## Set exercise
Can you write out all the lines word for word, with no pictures?
◇ ◇ ◇ ◇ ◇
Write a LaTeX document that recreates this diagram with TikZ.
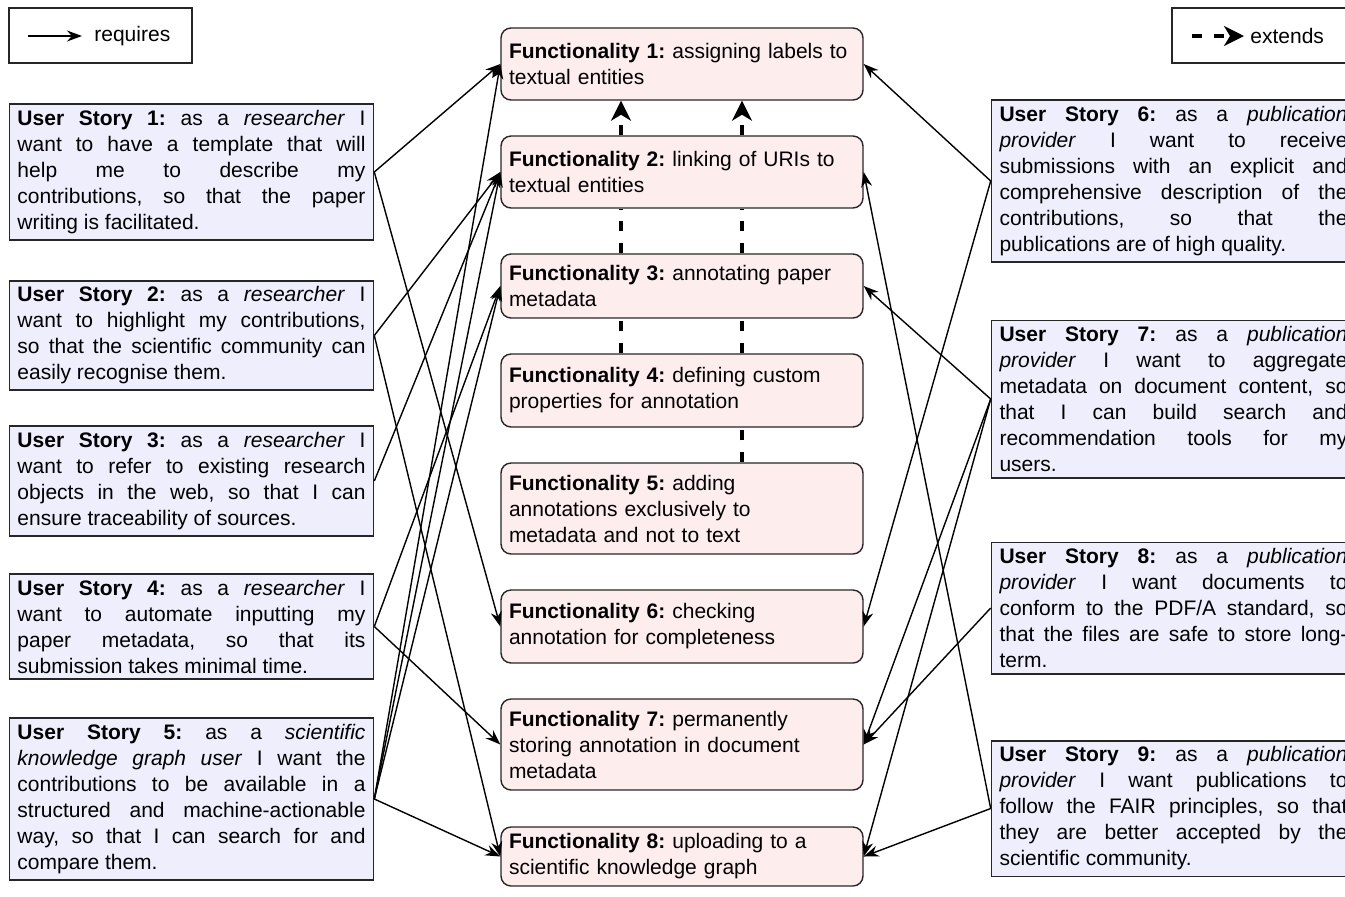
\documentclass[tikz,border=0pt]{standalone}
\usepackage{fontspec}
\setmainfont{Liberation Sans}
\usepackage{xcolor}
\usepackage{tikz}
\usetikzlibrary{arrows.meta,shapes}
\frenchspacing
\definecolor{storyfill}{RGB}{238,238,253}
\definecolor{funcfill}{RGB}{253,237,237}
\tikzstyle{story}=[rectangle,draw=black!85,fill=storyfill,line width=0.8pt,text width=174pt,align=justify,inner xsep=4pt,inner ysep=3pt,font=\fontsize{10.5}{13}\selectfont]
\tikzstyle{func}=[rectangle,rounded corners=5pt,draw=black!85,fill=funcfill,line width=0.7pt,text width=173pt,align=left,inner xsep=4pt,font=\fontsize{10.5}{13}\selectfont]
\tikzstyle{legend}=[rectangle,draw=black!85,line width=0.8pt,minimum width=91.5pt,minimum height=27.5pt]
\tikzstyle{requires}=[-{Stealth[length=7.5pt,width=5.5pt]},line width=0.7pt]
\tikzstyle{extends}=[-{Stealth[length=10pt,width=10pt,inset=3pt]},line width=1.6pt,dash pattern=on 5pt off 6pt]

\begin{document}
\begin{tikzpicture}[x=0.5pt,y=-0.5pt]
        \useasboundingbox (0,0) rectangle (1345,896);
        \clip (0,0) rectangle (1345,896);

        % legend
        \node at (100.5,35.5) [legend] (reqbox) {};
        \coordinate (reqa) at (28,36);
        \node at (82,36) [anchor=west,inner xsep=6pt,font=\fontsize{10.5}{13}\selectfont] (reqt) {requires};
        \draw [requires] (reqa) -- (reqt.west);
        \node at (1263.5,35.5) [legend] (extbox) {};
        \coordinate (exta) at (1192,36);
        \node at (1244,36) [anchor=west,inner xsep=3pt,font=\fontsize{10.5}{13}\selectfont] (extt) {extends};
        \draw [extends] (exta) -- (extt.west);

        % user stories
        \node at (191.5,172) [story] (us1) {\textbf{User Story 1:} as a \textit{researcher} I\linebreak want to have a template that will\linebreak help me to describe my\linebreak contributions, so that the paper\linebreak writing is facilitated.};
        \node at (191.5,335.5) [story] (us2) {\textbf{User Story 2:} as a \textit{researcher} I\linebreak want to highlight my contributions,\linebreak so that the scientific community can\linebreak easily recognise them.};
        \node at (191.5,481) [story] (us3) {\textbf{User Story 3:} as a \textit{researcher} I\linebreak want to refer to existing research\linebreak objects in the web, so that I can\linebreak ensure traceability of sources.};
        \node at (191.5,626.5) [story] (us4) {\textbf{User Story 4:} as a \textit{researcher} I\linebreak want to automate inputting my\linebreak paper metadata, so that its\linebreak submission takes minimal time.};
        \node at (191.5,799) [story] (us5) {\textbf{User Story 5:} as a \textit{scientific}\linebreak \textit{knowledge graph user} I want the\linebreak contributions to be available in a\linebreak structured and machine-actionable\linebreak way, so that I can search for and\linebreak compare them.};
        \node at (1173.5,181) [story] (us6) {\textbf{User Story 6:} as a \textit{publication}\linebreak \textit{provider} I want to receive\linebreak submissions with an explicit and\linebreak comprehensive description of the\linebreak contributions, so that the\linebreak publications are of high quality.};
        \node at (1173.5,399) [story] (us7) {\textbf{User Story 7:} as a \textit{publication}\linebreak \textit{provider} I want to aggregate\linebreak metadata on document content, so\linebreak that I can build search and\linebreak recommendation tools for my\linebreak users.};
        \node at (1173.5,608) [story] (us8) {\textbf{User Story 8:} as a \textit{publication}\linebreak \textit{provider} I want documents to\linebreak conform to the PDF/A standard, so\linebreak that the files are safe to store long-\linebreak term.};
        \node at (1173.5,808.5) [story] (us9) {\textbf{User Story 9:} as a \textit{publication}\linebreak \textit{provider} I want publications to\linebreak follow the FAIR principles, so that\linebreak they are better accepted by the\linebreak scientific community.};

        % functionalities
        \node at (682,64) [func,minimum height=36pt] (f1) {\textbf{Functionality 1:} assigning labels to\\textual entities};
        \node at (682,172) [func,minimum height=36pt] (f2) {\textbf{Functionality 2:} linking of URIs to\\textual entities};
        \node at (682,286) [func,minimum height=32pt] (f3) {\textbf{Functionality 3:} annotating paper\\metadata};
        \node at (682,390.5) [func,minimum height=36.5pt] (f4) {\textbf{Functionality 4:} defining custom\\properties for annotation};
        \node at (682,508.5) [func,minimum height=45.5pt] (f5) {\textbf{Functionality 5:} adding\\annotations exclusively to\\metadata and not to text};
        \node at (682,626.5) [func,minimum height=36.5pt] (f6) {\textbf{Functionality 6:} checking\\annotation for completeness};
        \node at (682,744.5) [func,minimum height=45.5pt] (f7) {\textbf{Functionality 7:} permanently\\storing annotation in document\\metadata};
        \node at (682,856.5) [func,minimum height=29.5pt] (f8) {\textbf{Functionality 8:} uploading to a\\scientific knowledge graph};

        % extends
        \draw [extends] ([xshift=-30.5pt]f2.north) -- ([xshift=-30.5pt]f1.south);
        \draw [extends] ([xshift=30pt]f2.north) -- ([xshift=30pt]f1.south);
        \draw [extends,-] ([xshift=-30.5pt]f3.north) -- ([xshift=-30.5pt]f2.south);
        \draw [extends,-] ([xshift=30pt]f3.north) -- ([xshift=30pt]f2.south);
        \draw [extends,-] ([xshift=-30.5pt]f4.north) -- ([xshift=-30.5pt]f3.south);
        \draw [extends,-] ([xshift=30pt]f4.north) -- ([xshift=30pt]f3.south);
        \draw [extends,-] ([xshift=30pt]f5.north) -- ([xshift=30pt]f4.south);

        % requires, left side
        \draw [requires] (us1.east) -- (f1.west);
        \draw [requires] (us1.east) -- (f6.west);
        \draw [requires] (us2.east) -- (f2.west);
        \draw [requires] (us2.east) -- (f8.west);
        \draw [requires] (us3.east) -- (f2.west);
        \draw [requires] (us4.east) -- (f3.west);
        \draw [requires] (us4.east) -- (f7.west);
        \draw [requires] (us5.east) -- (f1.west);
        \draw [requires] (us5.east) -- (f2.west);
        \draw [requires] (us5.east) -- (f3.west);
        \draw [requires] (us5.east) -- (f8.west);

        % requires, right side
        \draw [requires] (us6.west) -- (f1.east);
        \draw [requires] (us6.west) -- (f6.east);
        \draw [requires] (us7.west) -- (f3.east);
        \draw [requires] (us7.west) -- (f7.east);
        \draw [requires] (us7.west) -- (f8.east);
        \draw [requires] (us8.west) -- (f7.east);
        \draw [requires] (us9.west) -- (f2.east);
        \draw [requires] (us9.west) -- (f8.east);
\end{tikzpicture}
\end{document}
◇ ◇ ◇ ◇ ◇
## Result for this task
Write a LaTeX document that recreates this diagram with TikZ.
\documentclass[tikz,border=0pt]{standalone}
\usepackage{fontspec}
\setmainfont{Liberation Sans}
\usepackage{xcolor}
\usepackage{tikz}
\usetikzlibrary{arrows.meta,shapes}
\frenchspacing
\definecolor{storyfill}{RGB}{238,238,253}
\definecolor{funcfill}{RGB}{253,237,237}
\tikzstyle{story}=[rectangle,draw=black!85,fill=storyfill,line width=0.8pt,text width=174pt,align=justify,inner xsep=4pt,inner ysep=3pt,font=\fontsize{10.5}{13}\selectfont]
\tikzstyle{func}=[rectangle,rounded corners=5pt,draw=black!85,fill=funcfill,line width=0.7pt,text width=173pt,align=left,inner xsep=4pt,font=\fontsize{10.5}{13}\selectfont]
\tikzstyle{legend}=[rectangle,draw=black!85,line width=0.8pt,minimum width=91.5pt,minimum height=27.5pt]
\tikzstyle{requires}=[-{Stealth[length=7.5pt,width=5.5pt]},line width=0.7pt]
\tikzstyle{extends}=[-{Stealth[length=10pt,width=10pt,inset=3pt]},line width=1.6pt,dash pattern=on 5pt off 6pt]

\begin{document}
\begin{tikzpicture}[x=0.5pt,y=-0.5pt]
        \useasboundingbox (0,0) rectangle (1345,896);
        \clip (0,0) rectangle (1345,896);

        % legend
        \node at (100.5,35.5) [legend] (reqbox) {};
        \coordinate (reqa) at (28,36);
        \node at (82,36) [anchor=west,inner xsep=6pt,font=\fontsize{10.5}{13}\selectfont] (reqt) {requires};
        \draw [requires] (reqa) -- (reqt.west);
        \node at (1263.5,35.5) [legend] (extbox) {};
        \coordinate (exta) at (1192,36);
        \node at (1244,36) [anchor=west,inner xsep=3pt,font=\fontsize{10.5}{13}\selectfont] (extt) {extends};
        \draw [extends] (exta) -- (extt.west);

        % user stories
        \node at (191.5,172) [story] (us1) {\textbf{User Story 1:} as a \textit{researcher} I\linebreak want to have a template that will\linebreak help me to describe my\linebreak contributions, so that the paper\linebreak writing is facilitated.};
        \node at (191.5,335.5) [story] (us2) {\textbf{User Story 2:} as a \textit{researcher} I\linebreak want to highlight my contributions,\linebreak so that the scientific community can\linebreak easily recognise them.};
        \node at (191.5,481) [story] (us3) {\textbf{User Story 3:} as a \textit{researcher} I\linebreak want to refer to existing research\linebreak objects in the web, so that I can\linebreak ensure traceability of sources.};
        \node at (191.5,626.5) [story] (us4) {\textbf{User Story 4:} as a \textit{researcher} I\linebreak want to automate inputting my\linebreak paper metadata, so that its\linebreak submission takes minimal time.};
        \node at (191.5,799) [story] (us5) {\textbf{User Story 5:} as a \textit{scientific}\linebreak \textit{knowledge graph user} I want the\linebreak contributions to be available in a\linebreak structured and machine-actionable\linebreak way, so that I can search for and\linebreak compare them.};
        \node at (1173.5,181) [story] (us6) {\textbf{User Story 6:} as a \textit{publication}\linebreak \textit{provider} I want to receive\linebreak submissions with an explicit and\linebreak comprehensive description of the\linebreak contributions, so that the\linebreak publications are of high quality.};
        \node at (1173.5,399) [story] (us7) {\textbf{User Story 7:} as a \textit{publication}\linebreak \textit{provider} I want to aggregate\linebreak metadata on document content, so\linebreak that I can build search and\linebreak recommendation tools for my\linebreak users.};
        \node at (1173.5,608) [story] (us8) {\textbf{User Story 8:} as a \textit{publication}\linebreak \textit{provider} I want documents to\linebreak conform to the PDF/A standard, so\linebreak that the files are safe to store long-\linebreak term.};
        \node at (1173.5,808.5) [story] (us9) {\textbf{User Story 9:} as a \textit{publication}\linebreak \textit{provider} I want publications to\linebreak follow the FAIR principles, so that\linebreak they are better accepted by the\linebreak scientific community.};

        % functionalities
        \node at (682,64) [func,minimum height=36pt] (f1) {\textbf{Functionality 1:} assigning labels to\\textual entities};
        \node at (682,172) [func,minimum height=36pt] (f2) {\textbf{Functionality 2:} linking of URIs to\\textual entities};
        \node at (682,286) [func,minimum height=32pt] (f3) {\textbf{Functionality 3:} annotating paper\\metadata};
        \node at (682,390.5) [func,minimum height=36.5pt] (f4) {\textbf{Functionality 4:} defining custom\\properties for annotation};
        \node at (682,508.5) [func,minimum height=45.5pt] (f5) {\textbf{Functionality 5:} adding\\annotations exclusively to\\metadata and not to text};
        \node at (682,626.5) [func,minimum height=36.5pt] (f6) {\textbf{Functionality 6:} checking\\annotation for completeness};
        \node at (682,744.5) [func,minimum height=45.5pt] (f7) {\textbf{Functionality 7:} permanently\\storing annotation in document\\metadata};
        \node at (682,856.5) [func,minimum height=29.5pt] (f8) {\textbf{Functionality 8:} uploading to a\\scientific knowledge graph};

        % extends
        \draw [extends] ([xshift=-30.5pt]f2.north) -- ([xshift=-30.5pt]f1.south);
        \draw [extends] ([xshift=30pt]f2.north) -- ([xshift=30pt]f1.south);
        \draw [extends,-] ([xshift=-30.5pt]f3.north) -- ([xshift=-30.5pt]f2.south);
        \draw [extends,-] ([xshift=30pt]f3.north) -- ([xshift=30pt]f2.south);
        \draw [extends,-] ([xshift=-30.5pt]f4.north) -- ([xshift=-30.5pt]f3.south);
        \draw [extends,-] ([xshift=30pt]f4.north) -- ([xshift=30pt]f3.south);
        \draw [extends,-] ([xshift=30pt]f5.north) -- ([xshift=30pt]f4.south);

        % requires, left side
        \draw [requires] (us1.east) -- (f1.west);
        \draw [requires] (us1.east) -- (f6.west);
        \draw [requires] (us2.east) -- (f2.west);
        \draw [requires] (us2.east) -- (f8.west);
        \draw [requires] (us3.east) -- (f2.west);
        \draw [requires] (us4.east) -- (f3.west);
        \draw [requires] (us4.east) -- (f7.west);
        \draw [requires] (us5.east) -- (f1.west);
        \draw [requires] (us5.east) -- (f2.west);
        \draw [requires] (us5.east) -- (f3.west);
        \draw [requires] (us5.east) -- (f8.west);

        % requires, right side
        \draw [requires] (us6.west) -- (f1.east);
        \draw [requires] (us6.west) -- (f6.east);
        \draw [requires] (us7.west) -- (f3.east);
        \draw [requires] (us7.west) -- (f7.east);
        \draw [requires] (us7.west) -- (f8.east);
        \draw [requires] (us8.west) -- (f7.east);
        \draw [requires] (us9.west) -- (f2.east);
        \draw [requires] (us9.west) -- (f8.east);
\end{tikzpicture}
\end{document}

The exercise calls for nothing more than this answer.